Corrective church discipline begins—and, praise the Lord, very often ends—with one church member privately confronting the sin of another member. In Matthew 18:15-20, Jesus himself commands us to do this when our brother sins against us. Then Jesus provides further instruction about what to do if the individual doesn’t repent, ultimately culminating, if necessary, in excluding him or her from the congregation.
But did you ever notice what comes right before this passage? It’s the well-beloved parable of the lost sheep:
What do you think? If a man has a hundred sheep, and one of them has gone astray, does he not leave the ninety-nine on the mountains and go in search of the one that went astray? And if he finds it, truly, I say to you, he rejoices over it more than over the ninety-nine that never went astray. So it is not the will of my Father who is in heaven that one of these little ones should perish. (Matt. 18:12-14)
Why does Jesus tell this parable? So that we wouldn’t despise any of “these little ones,” his disciples (v. 10). Why might we be tempted to despise a fellow disciple? For one, we might despise them if they sin against us. Hence, verses 15 to 20 follow this parable.
In his commentary on Matthew, Dale Allison beautifully unpacks this connection. He says when someone sins against us, as verse 15 envisions, we are to imitate the shepherd of verses 10-14 and go after the one stray sheep.
Church discipline is not a dirty chore—it’s an imitation of the Father’s own relentless pursuit of us. It’s the gospel in action.
The Father did not leave us in our sin, but came to us, and through the gospel rebuked our sin and freely forgave us. So we should not leave others to fester and ultimately perish in their sin, but instead search them out, chase them down, and do everything in our power to bring them back to God’s grace and forgiveness.
When we confront a sinning brother, we should have in hand not only a rebuke but also a blank check of forgiveness. If the brother repents, the check gets quickly written and handed over, and we’ve both won (v. 15).
Without church discipline, sin wins. It fractures fellowship. It sows bitterness and division. It chokes the life out of churches. But God, in the gospel, doesn’t let sin win. He forgives its penalty. He breaks its power. He restores what it stole and heals what it broke.
To rebuke sin and extend forgiveness is to push back the darkness that threatens to extinguish the light of the gospel in someone’s heart. It’s to hack at the roots of evil which try to strangle the life out of the church.
The apostle Paul tells us, “Do not be overcome by evil, but overcome evil with good” (Rom. 12:21). Peter says that “love covers over a multitude of sins” (1 Pet. 4:8). Love conceals sins—it puts them out of mind and refuses to let them divide brothers from each other. But it also covers sins like a soaking wet blanket covers a fire: it smothers them, cuts off their air supply, and keeps them from spreading and doing any more harm.
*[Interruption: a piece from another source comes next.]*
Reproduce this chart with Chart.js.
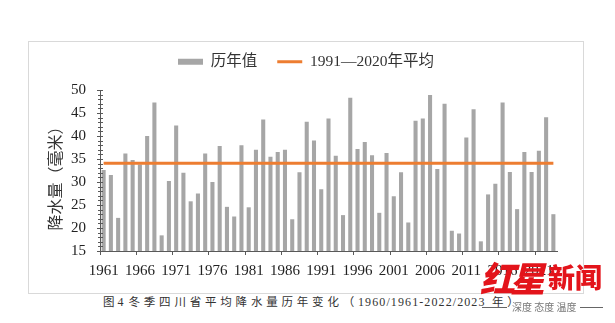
<!DOCTYPE html>
<html lang="zh">
<head>
<meta charset="utf-8">
<script src="https://cdn.jsdelivr.net/npm/chart.js@4.4.1/dist/chart.umd.min.js"></script>
<style>
  html, body { margin:0; padding:0; background:#fff; }
  body { width:615px; height:323px; position:relative; overflow:hidden; }
  #frame { position:absolute; left:28px; top:41px; width:554px; height:251px; border:1px solid #d9d9d9; }
  #chart { display:block; }
  #caption { position:absolute; left:103px; top:294px; font-size:11.5px; line-height:14px; color:#333; white-space:nowrap; font-family:'Noto Sans CJK SC', sans-serif; }
  #caption .sp { letter-spacing:3.8px; }
  #caption .num { font-family:'Liberation Serif', serif; letter-spacing:1.1px; font-size:12px; }
  .wm { position:absolute; white-space:nowrap; z-index:5; }
  #wm1 { left:480px; top:257px; font-size:35px; line-height:40px; font-weight:900; font-style:italic; color:#e3141b; font-family:'Noto Sans CJK SC', sans-serif; letter-spacing:-5px; }
  #wm2 { left:548px; top:262px; font-size:27px; line-height:30px; font-weight:900; color:#e3141b; font-family:'Noto Sans CJK SC', sans-serif; letter-spacing:0px; }
  #wm3 { left:512px; top:301px; font-size:10px; line-height:12px; color:#777; font-family:'Noto Sans CJK SC', sans-serif; }
  .wline { position:absolute; height:1px; background:#666; z-index:5; top:307px; }
</style>
</head>
<body>
<div id="frame"><canvas id="chart" width="554" height="251"></canvas></div>
<div id="caption"><span>图</span><span class="num" style="margin:0 5px 0 3px;letter-spacing:0">4</span><span class="sp">冬季四川省平均降水量历年变化（</span><span class="num">1960/1961-2022/2023</span><span class="sp"> 年）</span></div>
<div class="wm" id="wm1">红星</div>
<div class="wm" id="wm2">新闻</div>
<div class="wm" id="wm3">深度 态度 温度</div>
<div class="wline" style="left:482px;width:25px;"></div>
<div class="wline" style="left:580px;width:23px;"></div>
<script>
// ---- data ----
const years = ['1961','1962','1963','1964','1965','1966','1967','1968','1969','1970',
  '1971','1972','1973','1974','1975','1976','1977','1978','1979','1980',
  '1981','1982','1983','1984','1985','1986','1987','1988','1989','1990',
  '1991','1992','1993','1994','1995','1996','1997','1998','1999','2000',
  '2001','2002','2003','2004','2005','2006','2007','2008','2009','2010',
  '2011','2012','2013','2014','2015','2016','2017','2018','2019','2020',
  '2021','2022','2023'];
const precipitation = [32.6,31.5,22.2,36.2,34.8,33.8,40.0,47.3,18.4,30.2,
  42.3,32.0,25.8,27.5,36.2,30.0,37.8,24.6,22.5,38.0,
  24.5,37.0,43.6,35.5,36.5,37.0,21.9,32.1,43.1,39.0,
  28.4,43.8,35.7,22.8,48.3,37.2,38.7,35.8,23.3,36.3,
  26.9,32.1,21.2,43.3,43.8,48.9,32.8,47.0,19.4,18.8,
  39.7,45.8,17.1,27.3,29.6,47.3,32.2,24.1,36.5,32.2,
  36.8,44.1,23.0];
const normalValue = 34.1;           // 1991—2020年平均
const normalSpan = ['1961','2023']; // line drawn across all years
const seriesNames = ['历年值','1991—2020年平均'];
const yAxisTitle = '降水量（毫米）';
const yMin = 15, yMax = 50, yStep = 5;
const labelEvery = 5;

const serif = "'Liberation Serif', 'Noto Sans CJK SC', serif";
const axisColor = '#595959';

const legendMargin = {
  id: 'legendMargin',
  beforeInit(chart) {
    const origFit = chart.legend.fit;
    chart.legend.fit = function () {
      origFit.bind(chart.legend)();
      this.height += 10.5;
    };
  }
};

const yMinorTicks = {
  id: 'yMinorTicks',
  afterDraw(chart) {
    const s = chart.scales.y;
    const x0 = chart.chartArea.left;
    const ctx = chart.ctx;
    ctx.save();
    ctx.strokeStyle = axisColor;
    ctx.lineWidth = 1;
    ctx.beginPath();
    for (let v = s.min; v <= s.max; v += 1) {
      const y = Math.round(s.getPixelForValue(v)) + 0.5;
      ctx.moveTo(x0 - 2, y);
      ctx.lineTo(x0 + 3, y);
    }
    ctx.stroke();
    ctx.restore();
  }
};

new Chart(document.getElementById('chart'), {
  type: 'bar',
  data: {
    labels: years,
    datasets: [
      {
        label: seriesNames[0],
        data: precipitation,
        backgroundColor: '#a6a6a6',
        borderWidth: 0,
        categoryPercentage: 1,
        barPercentage: 0.56,
        pointStyle: 'rect',
        order: 1
      },
      {
        type: 'line',
        label: seriesNames[1],
        data: [{x: normalSpan[0], y: normalValue}, {x: normalSpan[1], y: normalValue}],
        borderColor: '#ed7d31',
        backgroundColor: '#ed7d31',
        borderWidth: 3,
        pointRadius: 0,
        pointStyle: 'line',
        fill: false,
        order: 0
      }
    ]
  },
  options: {
    responsive: false,
    animation: false,
    layout: { padding: { top: -8, right: 0, left: 0, bottom: 0 } },
    plugins: {
      tooltip: { enabled: false },
      legend: {
        position: 'top',
        labels: {
          usePointStyle: true,
          pointStyleWidth: 25,
          boxHeight: 6,
          padding: 20,
          color: '#333',
          font: { family: serif, size: 15.5 },
          sort: (a, b) => a.datasetIndex - b.datasetIndex
        }
      }
    },
    scales: {
      x: {
        type: 'category',
        offset: true,
        grid: {
          offset: true,
          drawOnChartArea: false,
          drawTicks: true,
          tickLength: 4,
          tickColor: (c) => (c.index !== undefined && c.index % labelEvery === 0) ? axisColor : 'rgba(0,0,0,0)',
          color: 'rgba(0,0,0,0)'
        },
        border: { display: true, color: axisColor, width: 1 },
        ticks: {
          autoSkip: false,
          maxRotation: 0,
          minRotation: 0,
          padding: 7,
          color: '#222',
          font: { family: serif, size: 15 },
          callback: (v, i) => (i % labelEvery === 0 ? years[i] : '')
        },
        afterFit: (s) => { s.height = 42; }
      },
      y: {
        min: yMin,
        max: yMax,
        ticks: {
          stepSize: yStep,
          padding: 11,
          color: '#222',
          font: { family: serif, size: 15 }
        },
        grid: {
          drawOnChartArea: false,
          drawTicks: true,
          tickLength: 3,
          tickColor: axisColor
        },
        border: { display: true, color: axisColor, width: 1 },
        title: {
          display: true,
          text: yAxisTitle + '\u3000',
          color: '#333',
          font: { family: serif, size: 16 },
          padding: { top: 18, bottom: 0 }
        },
        afterFit: (s) => { s.width = 71; }
      },
      yRightSpace: {
        position: 'right',
        display: true,
        grid: { display: false, drawTicks: false },
        border: { display: false },
        ticks: { display: false },
        afterFit: (s) => { s.width = 26; }
      }
    }
  },
  plugins: [legendMargin, yMinorTicks]
});
</script>
</body>
</html>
Church discipline is the gospel in action. Just as God doesn’t leave us in our sin but comes to us in rebuking grace, so we also extend that grace to others.
So, despite the pain and discomfort it can bring, we shouldn’t treat dealing with sin in the church as a dirty chore. Instead, we should count it a solemn privilege to imitate the Good Shepherd who left the ninety nine on the hillside to go after the one straying sheep—which is each one of us.